*The request*. Lines from the one containing "Rebuild this chart" to the one containing "5.23, 5.34, 5.444]", both lines included, are to be extracted exactly from the data below; pictures are excluded.

+++ Supplied data

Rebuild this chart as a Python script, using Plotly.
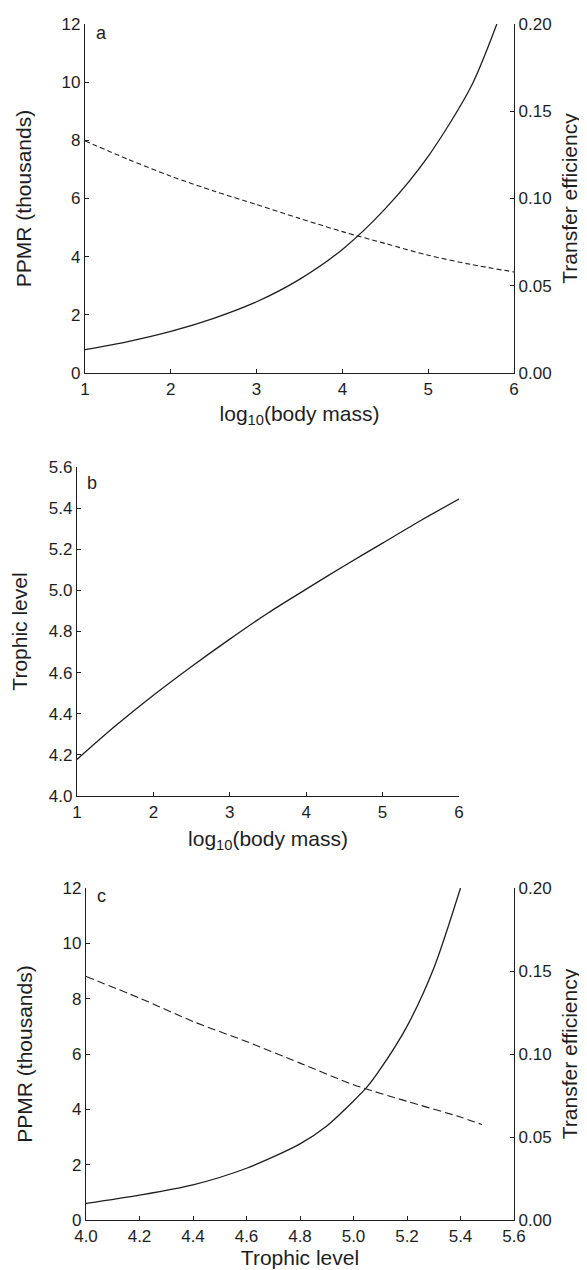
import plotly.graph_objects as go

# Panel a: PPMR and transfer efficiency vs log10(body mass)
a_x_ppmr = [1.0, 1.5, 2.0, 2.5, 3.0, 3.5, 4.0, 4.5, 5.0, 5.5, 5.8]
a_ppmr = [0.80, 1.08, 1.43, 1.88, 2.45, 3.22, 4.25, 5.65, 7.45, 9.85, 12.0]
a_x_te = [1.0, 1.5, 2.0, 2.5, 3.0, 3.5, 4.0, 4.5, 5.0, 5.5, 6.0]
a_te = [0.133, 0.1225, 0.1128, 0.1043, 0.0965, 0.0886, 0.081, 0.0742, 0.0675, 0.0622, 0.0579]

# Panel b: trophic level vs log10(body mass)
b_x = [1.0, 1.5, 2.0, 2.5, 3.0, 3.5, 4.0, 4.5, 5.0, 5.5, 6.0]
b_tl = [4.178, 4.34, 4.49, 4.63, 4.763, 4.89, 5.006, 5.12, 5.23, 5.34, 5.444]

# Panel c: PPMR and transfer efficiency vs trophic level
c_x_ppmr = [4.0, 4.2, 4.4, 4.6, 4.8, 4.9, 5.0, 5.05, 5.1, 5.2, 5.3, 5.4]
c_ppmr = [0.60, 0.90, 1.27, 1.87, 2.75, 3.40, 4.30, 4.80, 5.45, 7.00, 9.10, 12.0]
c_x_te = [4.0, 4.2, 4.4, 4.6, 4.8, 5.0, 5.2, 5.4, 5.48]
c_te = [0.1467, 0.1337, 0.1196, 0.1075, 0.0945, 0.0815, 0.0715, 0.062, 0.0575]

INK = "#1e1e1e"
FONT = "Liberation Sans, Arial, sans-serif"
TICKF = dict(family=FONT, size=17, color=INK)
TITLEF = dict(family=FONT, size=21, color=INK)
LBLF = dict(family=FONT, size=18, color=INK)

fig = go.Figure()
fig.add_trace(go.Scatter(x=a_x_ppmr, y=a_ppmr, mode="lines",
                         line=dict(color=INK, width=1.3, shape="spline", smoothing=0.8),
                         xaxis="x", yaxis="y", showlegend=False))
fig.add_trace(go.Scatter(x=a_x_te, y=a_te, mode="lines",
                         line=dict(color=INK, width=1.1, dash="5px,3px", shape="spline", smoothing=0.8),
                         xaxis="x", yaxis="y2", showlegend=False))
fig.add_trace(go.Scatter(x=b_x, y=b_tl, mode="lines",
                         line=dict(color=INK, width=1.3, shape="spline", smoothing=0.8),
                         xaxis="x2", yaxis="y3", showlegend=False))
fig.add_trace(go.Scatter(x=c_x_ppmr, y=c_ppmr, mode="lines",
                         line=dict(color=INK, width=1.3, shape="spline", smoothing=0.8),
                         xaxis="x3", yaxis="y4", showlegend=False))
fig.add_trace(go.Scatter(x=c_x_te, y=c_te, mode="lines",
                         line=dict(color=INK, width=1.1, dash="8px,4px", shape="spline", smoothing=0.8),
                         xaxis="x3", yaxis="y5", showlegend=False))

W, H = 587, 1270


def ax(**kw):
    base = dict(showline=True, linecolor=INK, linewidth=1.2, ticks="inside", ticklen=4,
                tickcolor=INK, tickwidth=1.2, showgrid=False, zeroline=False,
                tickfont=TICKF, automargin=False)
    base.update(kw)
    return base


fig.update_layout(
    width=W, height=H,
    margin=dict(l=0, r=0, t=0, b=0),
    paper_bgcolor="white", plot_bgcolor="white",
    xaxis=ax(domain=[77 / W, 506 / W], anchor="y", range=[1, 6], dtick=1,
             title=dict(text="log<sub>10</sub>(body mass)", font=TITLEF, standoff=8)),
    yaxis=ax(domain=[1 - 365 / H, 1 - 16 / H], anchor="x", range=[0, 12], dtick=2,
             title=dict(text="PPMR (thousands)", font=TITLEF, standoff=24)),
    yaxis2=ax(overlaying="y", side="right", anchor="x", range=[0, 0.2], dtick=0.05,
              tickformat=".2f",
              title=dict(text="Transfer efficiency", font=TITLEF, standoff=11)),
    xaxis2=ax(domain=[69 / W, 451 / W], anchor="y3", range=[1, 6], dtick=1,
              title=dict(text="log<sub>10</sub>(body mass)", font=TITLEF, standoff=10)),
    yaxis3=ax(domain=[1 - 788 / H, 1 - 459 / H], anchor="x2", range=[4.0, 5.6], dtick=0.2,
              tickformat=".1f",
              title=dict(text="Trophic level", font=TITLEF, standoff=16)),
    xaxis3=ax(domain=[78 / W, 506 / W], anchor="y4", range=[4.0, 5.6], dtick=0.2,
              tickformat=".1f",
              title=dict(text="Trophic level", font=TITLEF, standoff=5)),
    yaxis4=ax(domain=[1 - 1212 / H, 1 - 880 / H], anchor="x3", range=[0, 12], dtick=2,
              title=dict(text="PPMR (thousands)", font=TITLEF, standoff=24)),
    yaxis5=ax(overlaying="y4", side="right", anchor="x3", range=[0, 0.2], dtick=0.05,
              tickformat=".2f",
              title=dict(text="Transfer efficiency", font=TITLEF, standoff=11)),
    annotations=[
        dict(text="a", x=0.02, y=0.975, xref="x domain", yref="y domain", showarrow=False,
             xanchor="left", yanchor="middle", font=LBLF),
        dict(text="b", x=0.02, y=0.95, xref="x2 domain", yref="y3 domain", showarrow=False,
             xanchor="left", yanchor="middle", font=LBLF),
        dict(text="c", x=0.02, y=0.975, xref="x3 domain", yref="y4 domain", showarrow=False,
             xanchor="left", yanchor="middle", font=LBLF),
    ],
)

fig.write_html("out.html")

++++++
+++ Supplied data

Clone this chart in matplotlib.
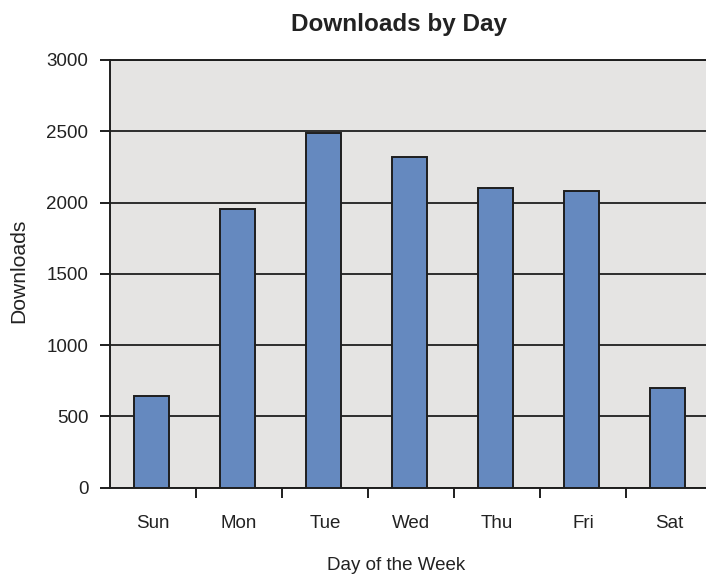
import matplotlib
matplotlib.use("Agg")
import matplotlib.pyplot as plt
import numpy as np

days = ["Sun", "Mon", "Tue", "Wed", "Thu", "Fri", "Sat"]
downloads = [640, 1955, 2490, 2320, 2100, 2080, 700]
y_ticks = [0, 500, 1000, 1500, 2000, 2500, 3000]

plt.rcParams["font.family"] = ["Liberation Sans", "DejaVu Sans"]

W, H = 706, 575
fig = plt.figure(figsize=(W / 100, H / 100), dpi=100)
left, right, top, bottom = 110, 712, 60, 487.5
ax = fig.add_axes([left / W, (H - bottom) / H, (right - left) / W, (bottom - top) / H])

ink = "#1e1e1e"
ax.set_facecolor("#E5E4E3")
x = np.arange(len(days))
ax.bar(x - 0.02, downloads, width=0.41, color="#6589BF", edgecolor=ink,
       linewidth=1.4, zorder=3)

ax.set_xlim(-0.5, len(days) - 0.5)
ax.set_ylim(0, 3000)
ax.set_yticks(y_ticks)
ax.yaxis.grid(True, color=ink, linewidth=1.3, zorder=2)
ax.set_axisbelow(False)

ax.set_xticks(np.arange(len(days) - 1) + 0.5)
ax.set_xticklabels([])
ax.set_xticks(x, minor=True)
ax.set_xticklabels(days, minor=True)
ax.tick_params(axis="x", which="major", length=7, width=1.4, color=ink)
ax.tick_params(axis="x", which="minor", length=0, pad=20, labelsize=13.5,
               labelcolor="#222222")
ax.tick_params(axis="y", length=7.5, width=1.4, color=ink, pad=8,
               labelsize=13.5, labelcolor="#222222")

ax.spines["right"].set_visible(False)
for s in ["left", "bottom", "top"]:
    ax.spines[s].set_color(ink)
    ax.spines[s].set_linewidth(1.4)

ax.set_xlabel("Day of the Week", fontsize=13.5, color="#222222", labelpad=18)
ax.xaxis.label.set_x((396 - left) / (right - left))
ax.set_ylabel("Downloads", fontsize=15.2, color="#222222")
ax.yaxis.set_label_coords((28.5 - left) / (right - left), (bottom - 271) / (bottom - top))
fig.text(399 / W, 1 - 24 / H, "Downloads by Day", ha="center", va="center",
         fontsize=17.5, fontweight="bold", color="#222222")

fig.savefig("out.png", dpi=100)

++++++

*Task solution*.
Rebuild this chart as a Python script, using Plotly.
import plotly.graph_objects as go

# Panel a: PPMR and transfer efficiency vs log10(body mass)
a_x_ppmr = [1.0, 1.5, 2.0, 2.5, 3.0, 3.5, 4.0, 4.5, 5.0, 5.5, 5.8]
a_ppmr = [0.80, 1.08, 1.43, 1.88, 2.45, 3.22, 4.25, 5.65, 7.45, 9.85, 12.0]
a_x_te = [1.0, 1.5, 2.0, 2.5, 3.0, 3.5, 4.0, 4.5, 5.0, 5.5, 6.0]
a_te = [0.133, 0.1225, 0.1128, 0.1043, 0.0965, 0.0886, 0.081, 0.0742, 0.0675, 0.0622, 0.0579]

# Panel b: trophic level vs log10(body mass)
b_x = [1.0, 1.5, 2.0, 2.5, 3.0, 3.5, 4.0, 4.5, 5.0, 5.5, 6.0]
b_tl = [4.178, 4.34, 4.49, 4.63, 4.763, 4.89, 5.006, 5.12, 5.23, 5.34, 5.444]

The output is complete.